India’s second-largest private sector lender HDFC Bank on Monday posted a 33% year-on-year rise in net profit at Rs1,115 crore for the quarter ended March on the back of healthy growth in interest income.
The bank had reported a profit of R837 crore last year.
In order to attract retail investors, the management also approved the sub-division (split) of one equity share of the bank with a nominal value of Rs10 each into five equity shares of nominal value of Rs2 each.
“We expect our credit growth to be few percentages points more than the industry growth in the next financial year,” said Paresh Sukthankar, executive director, HDFC Bank. He expects credit growth in the banking sector to be around 20% in 2011-12.

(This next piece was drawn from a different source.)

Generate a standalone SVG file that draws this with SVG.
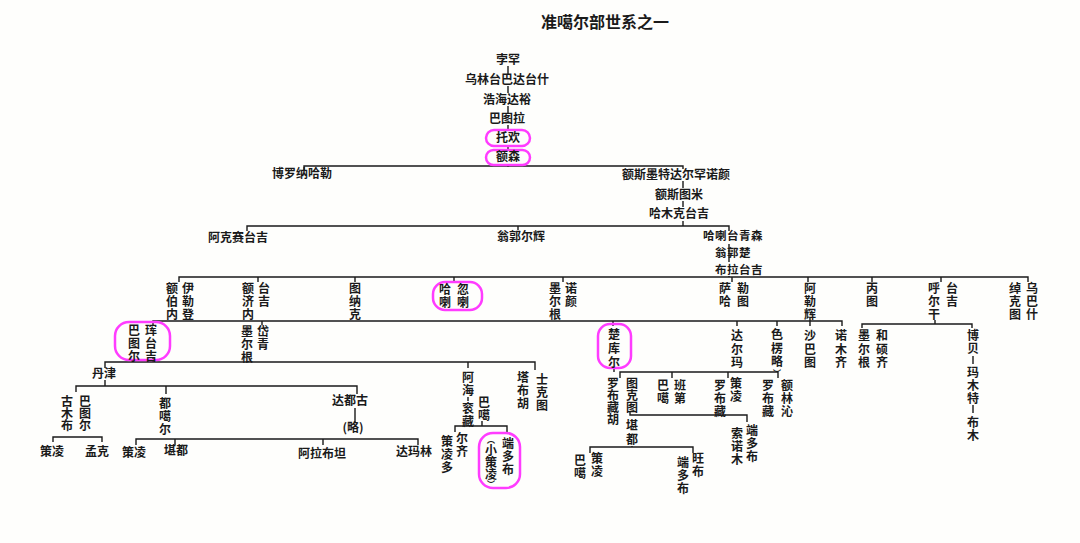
<svg xmlns="http://www.w3.org/2000/svg" width="1080" height="543" viewBox="0 0 1080 543">
<style>
.t{font-family:"Noto Sans CJK SC","Noto Sans CJK JP",sans-serif;font-size:12px;fill:#1a1a1a;text-anchor:middle;font-weight:700}
.v{writing-mode:vertical-rl;text-anchor:start;letter-spacing:1px}
.s{font-size:11.5px;letter-spacing:0.5px}
.ttl{font-size:16px}
.l{stroke:#1a1a1a;stroke-width:1.4;fill:none}
.hl{stroke:#ff3cff;stroke-width:2.5;fill:none}
</style>
<rect width="1080" height="543" fill="#fefefc"/>
<text id="title" class="t ttl" x="605" y="28">准噶尔部世系之一</text>
<g id="connectors" class="l">
<path d="M508 66V74M508 86V93M508 106V113M508 125V130M508 146V150M508 165V167"/>
<path d="M304 170V166H683V169M683 181V188M683 201V207M683 221V226"/>
<path d="M247 231V226H729V231M518 226V230M729 244V262M729 276V277"/>
<path d="M179 282V277H1028V282M258 277V282M355 277V282M454 277V282M563 277V282M732 277V282M808 277V282M872 277V282M941 277V282"/>
<path d="M153 325V321H842V326M262 321V325M613 321V326M737 321V326M777 321V326M810 318V326"/>
<path d="M935 320V324M862 328V324H972V328M973 356V364M973 405V413"/>
<path d="M153 358V362M105 368V362H535V370M468 362V368M468 397V401"/>
<path d="M482 421V426M455 432V426H507V434"/>
<path d="M105 380V386M76 392V386H357V394M166 386V394M355 408V422"/>
<path d="M53 442V437H102V442M136 445V439H418V445M175 439V445M323 439V445"/>
<path d="M614 368V372M620 378V372H778V378M672 372V378M728 372V378"/>
<path d="M630 412V415H747V422M632 446V447M590 453V447H693V453"/>
</g>
<g id="n-boshao"><text class="t" x="508" y="64">孛罕</text></g>
<g id="n-wulintai"><text class="t" x="507" y="84">乌林台巴达台什</text></g>
<g id="n-haohai"><text class="t" x="507" y="104">浩海达裕</text></g>
<g id="n-batula"><text class="t" x="507" y="123">巴图拉</text></g>
<g id="n-tohuan"><rect class="hl" x="486" y="130" width="44" height="16" rx="8"/><text class="t" x="508" y="142">托欢</text></g>
<g id="n-esen"><rect class="hl" x="486" y="150" width="44" height="15" rx="7.5"/><text class="t" x="508" y="161">额森</text></g>
<g id="n-boluona"><text class="t" x="302" y="178">博罗纳哈勒</text></g>
<g id="n-esimote"><text class="t" x="676" y="179">额斯墨特达尔罕诺颜</text></g>
<g id="n-esitumi"><text class="t" x="679" y="199">额斯图米</text></g>
<g id="n-hamuke"><text class="t" x="679" y="218">哈木克台吉</text></g>
<g id="n-akesai"><text class="t" x="238" y="242">阿克赛台吉</text></g>
<g id="n-wengguo"><text class="t" x="521" y="241">翁郭尔辉</text></g>
<g id="n-hala"><text class="t s" x="733" y="240">哈喇台青森</text><text class="t s" x="733" y="257">翁郭楚</text><text class="t s" x="739" y="274">布拉台吉</text></g>
<g id="n-eboinei"><text class="t v" x="172" y="282"><tspan>额</tspan><tspan>伯</tspan><tspan>内</tspan></text><text class="t v" x="188" y="282"><tspan>伊</tspan><tspan>勒</tspan><tspan>登</tspan></text></g>
<g id="n-ejinei"><text class="t v" x="248" y="282"><tspan>额</tspan><tspan>济</tspan><tspan>内</tspan></text><text class="t v" x="264" y="282"><tspan>台</tspan><tspan>吉</tspan></text></g>
<g id="n-tunake"><text class="t v" x="355" y="282"><tspan>图</tspan><tspan>纳</tspan><tspan>克</tspan></text></g>
<g id="n-hulahula"><rect class="hl" x="433" y="282" width="49" height="28" rx="12"/><text class="t v" x="445" y="283"><tspan>哈</tspan><tspan>喇</tspan></text><text class="t v" x="463" y="283"><tspan>忽</tspan><tspan>喇</tspan></text></g>
<g id="n-moergen-noyan"><text class="t v" x="555" y="282"><tspan>墨</tspan><tspan>尔</tspan><tspan>根</tspan></text><text class="t v" x="571" y="282"><tspan>诺</tspan><tspan>颜</tspan></text></g>
<g id="n-saha"><text class="t v" x="725" y="282"><tspan>萨</tspan><tspan>哈</tspan></text><text class="t v" x="743" y="282"><tspan>勒</tspan><tspan>图</tspan></text></g>
<g id="n-alehui"><text class="t v" x="810" y="282"><tspan>阿</tspan><tspan>勒</tspan><tspan>辉</tspan></text></g>
<g id="n-bingtu"><text class="t v" x="872" y="282"><tspan>丙</tspan><tspan>图</tspan></text></g>
<g id="n-huergan"><text class="t v" x="934" y="282"><tspan>呼</tspan><tspan>尔</tspan><tspan>干</tspan></text><text class="t v" x="952" y="282"><tspan>台</tspan><tspan>吉</tspan></text></g>
<g id="n-chuoketu"><text class="t v" x="1015" y="282"><tspan>绰</tspan><tspan>克</tspan><tspan>图</tspan></text><text class="t v" x="1032" y="282"><tspan>乌</tspan><tspan>巴</tspan><tspan>什</tspan></text></g>
<g id="n-baturhuntaiji"><rect class="hl" x="115" y="322" width="55" height="38" rx="14"/><text class="t v" x="134" y="324"><tspan>巴</tspan><tspan>图</tspan><tspan>尔</tspan></text><text class="t v" x="151" y="324"><tspan>珲</tspan><tspan>台</tspan><tspan>吉</tspan></text></g>
<g id="n-moergen-daiqing"><text class="t v" x="247" y="325"><tspan>墨</tspan><tspan>尔</tspan><tspan>根</tspan></text><text class="t v" x="263" y="325"><tspan>岱</tspan><tspan>青</tspan></text></g>
<g id="n-chukuer"><rect class="hl" x="598" y="324" width="33" height="44" rx="12"/><text class="t v" x="614" y="328" style="letter-spacing:2px"><tspan>楚</tspan><tspan>库</tspan><tspan>尔</tspan></text></g>
<g id="n-daerma"><text class="t v" x="737" y="329" style="letter-spacing:1.5px"><tspan>达</tspan><tspan>尔</tspan><tspan>玛</tspan></text></g>
<g id="n-seleng"><text class="t v" x="777" y="328" style="letter-spacing:1.5px"><tspan>色</tspan><tspan>楞</tspan><tspan>略</tspan><tspan style="font-size:8px;letter-spacing:0">︶</tspan></text></g>
<g id="n-shabatu"><text class="t v" x="810" y="329" style="letter-spacing:1.5px"><tspan>沙</tspan><tspan>巴</tspan><tspan>图</tspan></text></g>
<g id="n-nomuqi"><text class="t v" x="841" y="329" style="letter-spacing:1.5px"><tspan>诺</tspan><tspan>木</tspan><tspan>齐</tspan></text></g>
<g id="n-moergen-heshuoqi"><text class="t v" x="864" y="329" style="letter-spacing:1.5px"><tspan>墨</tspan><tspan>尔</tspan><tspan>根</tspan></text><text class="t v" x="882" y="329" style="letter-spacing:1.5px"><tspan>和</tspan><tspan>硕</tspan><tspan>齐</tspan></text></g>
<g id="n-bobei"><text class="t v" x="973" y="329"><tspan>博</tspan><tspan>贝</tspan></text><text class="t v" x="973" y="366"><tspan>玛</tspan><tspan>木</tspan><tspan>特</tspan></text><text class="t v" x="973" y="416"><tspan>布</tspan><tspan>木</tspan></text></g>
<g id="n-danjin"><text class="t" x="104" y="378">丹津</text></g>
<g id="n-ahai"><text class="t v" x="468" y="371"><tspan>阿</tspan><tspan>海</tspan></text><text class="t v" x="468" y="402"><tspan>衮</tspan><tspan>藏</tspan></text><text class="t v" x="484" y="396"><tspan>巴</tspan><tspan>噶</tspan></text></g>
<g id="n-tabuhu"><text class="t v" x="523" y="371"><tspan>塔</tspan><tspan>布</tspan><tspan>胡</tspan></text><text class="t v" x="542" y="373"><tspan>士</tspan><tspan>克</tspan><tspan>图</tspan></text></g>
<g id="n-celingduo"><text class="t v" x="447" y="435"><tspan>策</tspan><tspan>凌</tspan><tspan>多</tspan></text><text class="t v" x="462" y="432"><tspan>尔</tspan><tspan>齐</tspan></text></g>
<g id="n-duanduobu"><rect class="hl" x="479" y="433" width="41" height="55" rx="14"/><text class="t v" x="508" y="437"><tspan>端</tspan><tspan>多</tspan><tspan>布</tspan></text><text class="t v" x="491" y="436" style="letter-spacing:0"><tspan style="font-size:8px">︵</tspan><tspan>小</tspan><tspan>策</tspan><tspan>凌</tspan><tspan style="font-size:8px">︶</tspan></text></g>
<g id="n-gumubu"><text class="t v" x="67" y="395" style="letter-spacing:0"><tspan>古</tspan><tspan>木</tspan><tspan>布</tspan></text><text class="t v" x="85" y="395" style="letter-spacing:0"><tspan>巴</tspan><tspan>图</tspan><tspan>尔</tspan></text></g>
<g id="n-dugaer"><text class="t v" x="165" y="397"><tspan>都</tspan><tspan>噶</tspan><tspan>尔</tspan></text></g>
<g id="n-dadugu"><text class="t" x="350" y="405">达都古</text><text class="t" x="353" y="432">(略)</text></g>
<g id="n-celing1"><text class="t" x="52" y="456">策凌</text></g>
<g id="n-mengke"><text class="t" x="97" y="456">孟克</text></g>
<g id="n-celing2"><text class="t" x="134" y="457">策凌</text></g>
<g id="n-kandu1"><text class="t" x="176" y="455">堪都</text></g>
<g id="n-alabutan"><text class="t" x="322" y="458">阿拉布坦</text></g>
<g id="n-damalin"><text class="t" x="414" y="456">达玛林</text></g>
<g id="n-luobuzanghu"><text class="t v" x="613" y="377" style="letter-spacing:0"><tspan>罗</tspan><tspan>布</tspan><tspan>藏</tspan><tspan>胡</tspan></text></g>
<g id="n-tuketu"><text class="t v" x="632" y="377" style="letter-spacing:0"><tspan>图</tspan><tspan>克</tspan><tspan>图</tspan></text></g>
<g id="n-bandi"><text class="t v" x="663" y="379"><tspan>巴</tspan><tspan>噶</tspan></text><text class="t v" x="680" y="379"><tspan>班</tspan><tspan>第</tspan></text></g>
<g id="n-celing3"><text class="t v" x="720" y="379"><tspan>罗</tspan><tspan>布</tspan><tspan>藏</tspan></text><text class="t v" x="736" y="377"><tspan>策</tspan><tspan>凌</tspan></text></g>
<g id="n-elinqin"><text class="t v" x="768" y="379"><tspan>罗</tspan><tspan>布</tspan><tspan>藏</tspan></text><text class="t v" x="787" y="379"><tspan>额</tspan><tspan>林</tspan><tspan>沁</tspan></text></g>
<g id="n-kandu2"><text class="t v" x="632" y="419" style="letter-spacing:2px"><tspan>堪</tspan><tspan>都</tspan></text></g>
<g id="n-duanduobu2"><text class="t v" x="737" y="427"><tspan>索</tspan><tspan>诺</tspan><tspan>木</tspan></text><text class="t v" x="752" y="424"><tspan>端</tspan><tspan>多</tspan><tspan>布</tspan></text></g>
<g id="n-celing4"><text class="t v" x="580" y="454"><tspan>巴</tspan><tspan>噶</tspan></text><text class="t v" x="597" y="452"><tspan>策</tspan><tspan>凌</tspan></text></g>
<g id="n-wangbu"><text class="t v" x="683" y="456"><tspan>端</tspan><tspan>多</tspan><tspan>布</tspan></text><text class="t v" x="698" y="452"><tspan>旺</tspan><tspan>布</tspan></text></g>
</svg>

For the full year 2010-11, the bank’s net profit grew 33% to 3,926 crore. Net interest income (the difference between interest earned and interest paid) of the bank grew 21 % to Rs2,840 crore during the quarter, driven by a healthy loan growth of 27%.
Other income (non-interest revenue) for the January-March quarter stood at Rs1256 crore, primarily contributed by fees and commissions of Rs1,000 crore.
The bank also improved its asset quality as gross non-performing asset stood at 1.1% at the end of the fourth quarter against 1.4% in year-ago period.
“The share split will make our company’s stock affordable to retail investors, which will increase shareholding of retail investors,” Sukthankar said Shares of the bank closed at Rs2,315 on the Bombay Stock Exchange, down by around 2%.